Chickens hanging upside down with the head removed, if I remember right it's about 10 or 15 minutes before they stop flapping their wings.


----------



## Graceless (Apr 28, 2003)

So an hour maybe?


----------



## Danaus29 (Sep 12, 2005)

You really don't want to wait an hour between cutting off the head and cleaning the bird. Rigor mortis sets in and makes it very hard to pluck because the wings and legs get stiff and won't move. 15 minutes and you should be good to go. 

The reason I say ducks take 2 hours is because the person who taught me how to bleed them out does not cut the head off and does not hang them upside down. When the head is off and the bird is hanging by the feet it really takes a lot less time. 
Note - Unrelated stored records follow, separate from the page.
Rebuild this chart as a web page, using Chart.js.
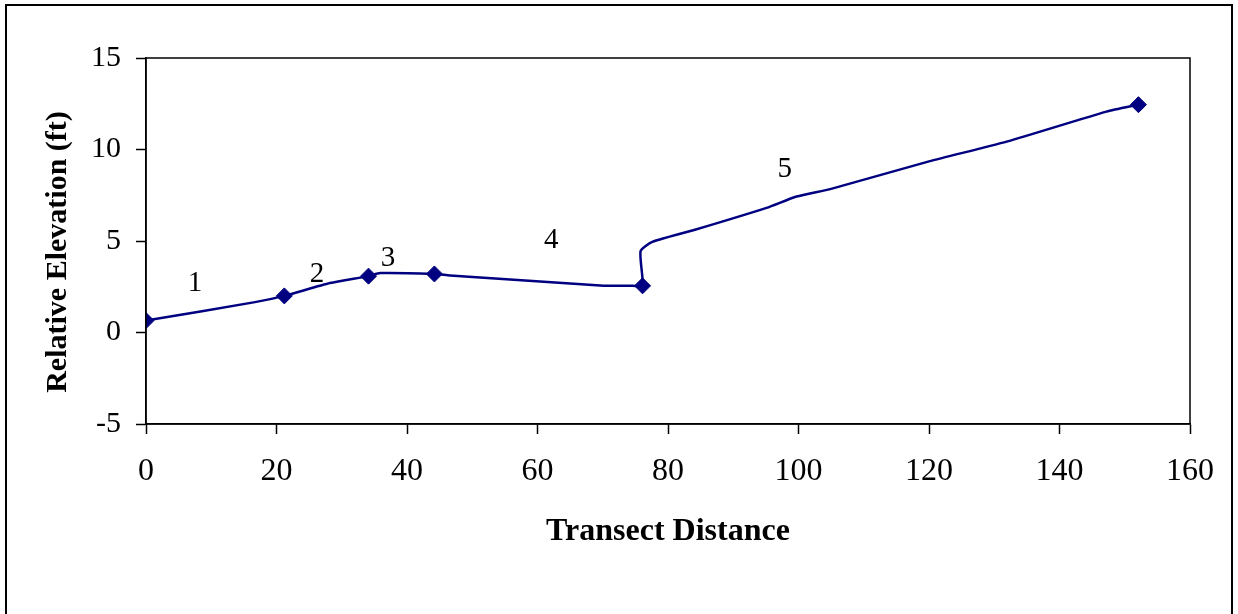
<!DOCTYPE html>
<html>
<head>
<meta charset="utf-8">
<script src="https://cdn.jsdelivr.net/npm/chart.js@4.4.0/dist/chart.umd.min.js"></script>
<style>
  body { margin: 0; background: #fff; }
  #grafico { display: block; }
</style>
</head>
<body>
<canvas id="grafico" width="1238" height="614"></canvas>
<script>
// transect profile (smoothed line through the surveyed shots)
const distancia = [0, 16.7, 21.2, 28.2, 34.1, 35.9, 44.2, 46.6, 69.6, 74.6, 76.1, 75.8, 77.6, 84, 95.1, 99.7, 105, 120, 131.9, 147.2, 152.1]
const elevacao = [0.65, 1.66, 2.0, 2.7, 3.08, 3.25, 3.2, 3.12, 2.57, 2.55, 2.55, 4.45, 4.95, 5.6, 6.81, 7.43, 7.85, 9.35, 10.43, 12.07, 12.45]

// break points between the numbered reaches
const pontosX = [0, 21.2, 34.1, 44.2, 76.1, 152.1]
const pontosY = [0.65, 2.0, 3.08, 3.2, 2.55, 12.45]

// reach numbers
const trechos = ['1', '2', '3', '4', '5']
const trechosX = [7.5, 26.2, 37.1, 62.1, 97.9]
const trechosY = [2.66, 3.15, 4.07, 5.06, 8.94]

const ticksX = [0, 20, 40, 60, 80, 100, 120, 140, 160]
const ticksY = [-5, 0, 5, 10, 15]

const tituloY = 'Relative Elevation (ft)'

const azul = '#000080'
const fonte = '"Liberation Serif", "Times New Roman", serif'

const ctx = document.getElementById('grafico')

const moldura = {
    id: 'moldura',
    beforeDraw(chart) {
        const c = chart.ctx
        c.save()
        c.fillStyle = '#fff'
        c.fillRect(0, 0, chart.width, chart.height)
        c.restore()
    },
    afterDraw(chart) {
        const c = chart.ctx
        const a = chart.chartArea
        const { x, y } = chart.scales
        c.save()
        c.strokeStyle = '#000'
        c.lineWidth = 1.5
        c.strokeRect(a.left, a.top, a.right - a.left, a.bottom - a.top)
        c.lineWidth = 2
        c.strokeRect(6, 5, chart.width - 12, chart.height + 20)
        c.fillStyle = '#000'
        c.font = '29px ' + fonte
        c.textAlign = 'center'
        c.textBaseline = 'middle'
        trechos.forEach((t, i) => {
            c.fillText(t, x.getPixelForValue(trechosX[i]), y.getPixelForValue(trechosY[i]))
        })
        // titulo do eixo y
        c.translate(66, 252)
        c.rotate(-Math.PI / 2)
        c.font = 'bold 30px ' + fonte
        c.textBaseline = 'alphabetic'
        c.fillText(tituloY, 0, 0)
        c.restore()
    }
}

new Chart(ctx, {
    type: 'scatter',
    data: {
        datasets: [{
            data: distancia.map((d, i) => ({ x: d, y: elevacao[i] })),
            showLine: true,
            borderColor: azul,
            borderWidth: 2.5,
            tension: 0.2,
            pointRadius: 0,
            fill: false
        },
        {
            data: pontosX.map((d, i) => ({ x: d, y: pontosY[i] })),
            showLine: false,
            pointStyle: 'rectRot',
            pointRadius: 8,
            backgroundColor: azul,
            borderColor: azul,
            borderWidth: 1
        }]
    },
    plugins: [moldura],
    options: {
        responsive: false,
        animation: false,
        events: [],
        layout: { padding: { left: 0, top: 58, right: 48, bottom: 0 } },
        plugins: { legend: { display: false }, tooltip: { enabled: false } },
        scales: {
            x: {
                type: 'linear',
                min: 0,
                max: 160,
                afterBuildTicks: s => { s.ticks = ticksX.map(v => ({ value: v })) },
                afterFit: s => { s.height = 190 },
                ticks: { color: '#000', font: { family: fonte, size: 32 }, padding: 18, maxRotation: 0 },
                grid: { drawOnChartArea: false, tickLength: 10, color: '#000', tickWidth: 1.5 },
                border: { color: '#000', width: 1.5 },
                title: {
                    display: true,
                    text: 'Transect Distance',
                    color: '#000',
                    font: { family: fonte, size: 32, weight: 'bold' },
                    padding: { top: 0, bottom: 63 }
                }
            },
            y: {
                type: 'linear',
                min: -5,
                max: 15,
                afterBuildTicks: s => { s.ticks = ticksY.map(v => ({ value: v })) },
                afterFit: s => { s.width = 146 },
                ticks: { color: '#000', font: { family: fonte, size: 30 }, padding: 15 },
                grid: { drawOnChartArea: false, tickLength: 10, color: '#000', tickWidth: 1.5 },
                border: { color: '#000', width: 1.5 },
                title: { display: false }
            }
        }
    }
})
</script>
</body>
</html>
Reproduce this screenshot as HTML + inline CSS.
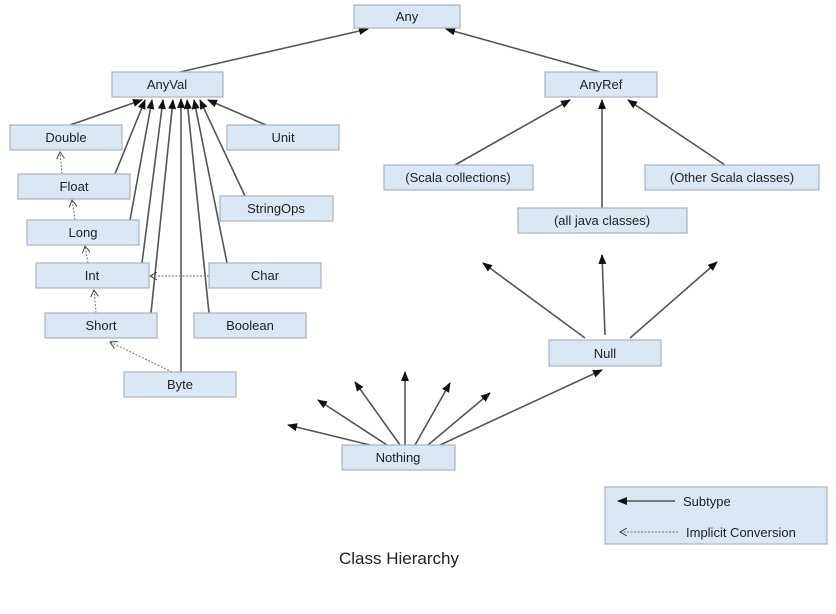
<!DOCTYPE html>
<html><head><meta charset="utf-8"><style>
body{margin:0;background:#fff;}
svg{display:block;}
text{font-family:"Liberation Sans",Arial,sans-serif;font-size:13px;fill:#222;}
.b{fill:#dbe8f4;stroke:#aab4bf;stroke-width:1.2;}
.s{stroke:#555;stroke-width:1.6;fill:none;}
.d{stroke:#888;stroke-width:1.2;stroke-dasharray:2,1.5;fill:none;}
</style></head><body>
<svg width="836" height="614" viewBox="0 0 836 614">
<defs>
<marker id="a" markerWidth="10" markerHeight="8" refX="9" refY="4" orient="auto" markerUnits="userSpaceOnUse"><path d="M0,0 L10,4 L0,8 z" fill="#111"/></marker>
<marker id="o" markerWidth="8" markerHeight="8" refX="7" refY="4" orient="auto" markerUnits="userSpaceOnUse"><path d="M0,0 L7,4 L0,8" fill="none" stroke="#444" stroke-width="1"/></marker>
</defs>
<!-- subtype lines -->
<g class="s" marker-end="url(#a)">
<line x1="180" y1="72" x2="368" y2="29" marker-end="url(#a)"/>
<line x1="600" y1="72" x2="446" y2="29" marker-end="url(#a)"/>
<line x1="70" y1="125" x2="142" y2="100" marker-end="url(#a)"/>
<line x1="115" y1="174" x2="145" y2="100" marker-end="url(#a)"/>
<line x1="130" y1="220" x2="152" y2="100" marker-end="url(#a)"/>
<line x1="142" y1="263" x2="163" y2="100" marker-end="url(#a)"/>
<line x1="151" y1="313" x2="173" y2="100" marker-end="url(#a)"/>
<line x1="181" y1="372" x2="181" y2="99" marker-end="url(#a)"/>
<line x1="209" y1="313" x2="187" y2="100" marker-end="url(#a)"/>
<line x1="227" y1="263" x2="194" y2="100" marker-end="url(#a)"/>
<line x1="245" y1="196" x2="200" y2="100" marker-end="url(#a)"/>
<line x1="266" y1="125" x2="208" y2="100" marker-end="url(#a)"/>
<line x1="455" y1="165" x2="570" y2="100" marker-end="url(#a)"/>
<line x1="602" y1="208" x2="602" y2="100" marker-end="url(#a)"/>
<line x1="725" y1="165" x2="628" y2="100" marker-end="url(#a)"/>
<line x1="585" y1="338" x2="483" y2="263" marker-end="url(#a)"/>
<line x1="605" y1="335" x2="602" y2="255" marker-end="url(#a)"/>
<line x1="630" y1="338" x2="717" y2="262" marker-end="url(#a)"/>
<line x1="370" y1="445" x2="288" y2="425" marker-end="url(#a)"/>
<line x1="387" y1="445" x2="318" y2="400" marker-end="url(#a)"/>
<line x1="400" y1="445" x2="355" y2="382" marker-end="url(#a)"/>
<line x1="405" y1="445" x2="405" y2="372" marker-end="url(#a)"/>
<line x1="415" y1="445" x2="450" y2="383" marker-end="url(#a)"/>
<line x1="428" y1="445" x2="490" y2="393" marker-end="url(#a)"/>
<line x1="440" y1="445" x2="602" y2="370" marker-end="url(#a)"/>
</g>
<!-- implicit -->
<g class="d">
<line x1="62" y1="174" x2="60" y2="152" marker-end="url(#o)"/>
<line x1="75" y1="220" x2="72" y2="200" marker-end="url(#o)"/>
<line x1="88" y1="263" x2="85" y2="246" marker-end="url(#o)"/>
<line x1="96" y1="313" x2="94" y2="290" marker-end="url(#o)"/>
<line x1="209" y1="276" x2="150" y2="276" marker-end="url(#o)"/>
<line x1="172" y1="372" x2="110" y2="342" marker-end="url(#o)"/>
</g>
<!-- boxes -->
<g>
<rect class="b" x="354" y="5" width="106" height="23"/><text x="407" y="21" text-anchor="middle">Any</text>
<rect class="b" x="112" y="72" width="111" height="25"/><text x="167" y="89" text-anchor="middle">AnyVal</text>
<rect class="b" x="545" y="72" width="112" height="25"/><text x="601" y="89" text-anchor="middle">AnyRef</text>
<rect class="b" x="10" y="125" width="112" height="25"/><text x="66" y="142" text-anchor="middle">Double</text>
<rect class="b" x="227" y="125" width="112" height="25"/><text x="283" y="142" text-anchor="middle">Unit</text>
<rect class="b" x="18" y="174" width="112" height="25"/><text x="74" y="191" text-anchor="middle">Float</text>
<rect class="b" x="220" y="196" width="113" height="25"/><text x="276" y="213" text-anchor="middle">StringOps</text>
<rect class="b" x="27" y="220" width="112" height="25"/><text x="83" y="237" text-anchor="middle">Long</text>
<rect class="b" x="36" y="263" width="113" height="25"/><text x="92" y="280" text-anchor="middle">Int</text>
<rect class="b" x="209" y="263" width="112" height="25"/><text x="265" y="280" text-anchor="middle">Char</text>
<rect class="b" x="45" y="313" width="112" height="25"/><text x="101" y="330" text-anchor="middle">Short</text>
<rect class="b" x="194" y="313" width="112" height="25"/><text x="250" y="330" text-anchor="middle">Boolean</text>
<rect class="b" x="124" y="372" width="112" height="25"/><text x="180" y="389" text-anchor="middle">Byte</text>
<rect class="b" x="384" y="165" width="149" height="25"/><text x="458" y="182" text-anchor="middle">(Scala collections)</text>
<rect class="b" x="645" y="165" width="174" height="25"/><text x="732" y="182" text-anchor="middle">(Other Scala classes)</text>
<rect class="b" x="518" y="208" width="169" height="25"/><text x="602" y="225" text-anchor="middle">(all java classes)</text>
<rect class="b" x="549" y="340" width="112" height="26"/><text x="605" y="358" text-anchor="middle">Null</text>
<rect class="b" x="342" y="445" width="113" height="25"/><text x="398" y="462" text-anchor="middle">Nothing</text>
<rect class="b" x="605" y="487" width="222" height="57"/>
</g>
<line x1="618" y1="501" x2="675" y2="501" class="s" marker-end="url(#a)" transform="rotate(180 646.5 501)"/>
<text x="683" y="506">Subtype</text>
<line x1="678" y1="532" x2="620" y2="532" class="d" marker-end="url(#o)"/>
<text x="686" y="537">Implicit Conversion</text>
<text x="399" y="564" text-anchor="middle" style="font-size:17px">Class Hierarchy</text>
</svg>
</body></html>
My grandma could kill, pluck, and singe the pin feathers off 5 chickens in an hour. And that was when she was in her 60's.


----------



## Graceless (Apr 28, 2003)

excellent! so we could do 60 chickens in a good morning of work:~) if we do about 3-5 at a time. it shoudn't take to very long. I think they are wanting to do the cone method and chop heads with a sharp knife. now I do wish I could figure out a good mech.. plucker..
Thanks~


----------



## Danaus29 (Sep 12, 2005)

Remember that my grandma had been killing and cleaning chickens for most of those 60 years. But yes, if you have enough people you could do 60 in a day. Between Grandma and me we could get 20 in a morning, cut in pieces and packaged. I feel good if I get 1 duck done in an hour. But I don't have her nice set-up.


----------



## Wisconsin Ann (Feb 27, 2007)

When Artificer does our birds, he lets them bleed 20 to 30 minutes. We've never had any problem with that timing.


----------



## Pat (Jul 24, 2004)

I cut their heads off, and start 2 1/2 gallons of water to boil. When the water is boiling (ready to dunk them before plucking)... they ain't droppng any blood. (nor no blood when I pluck).

Regards


----------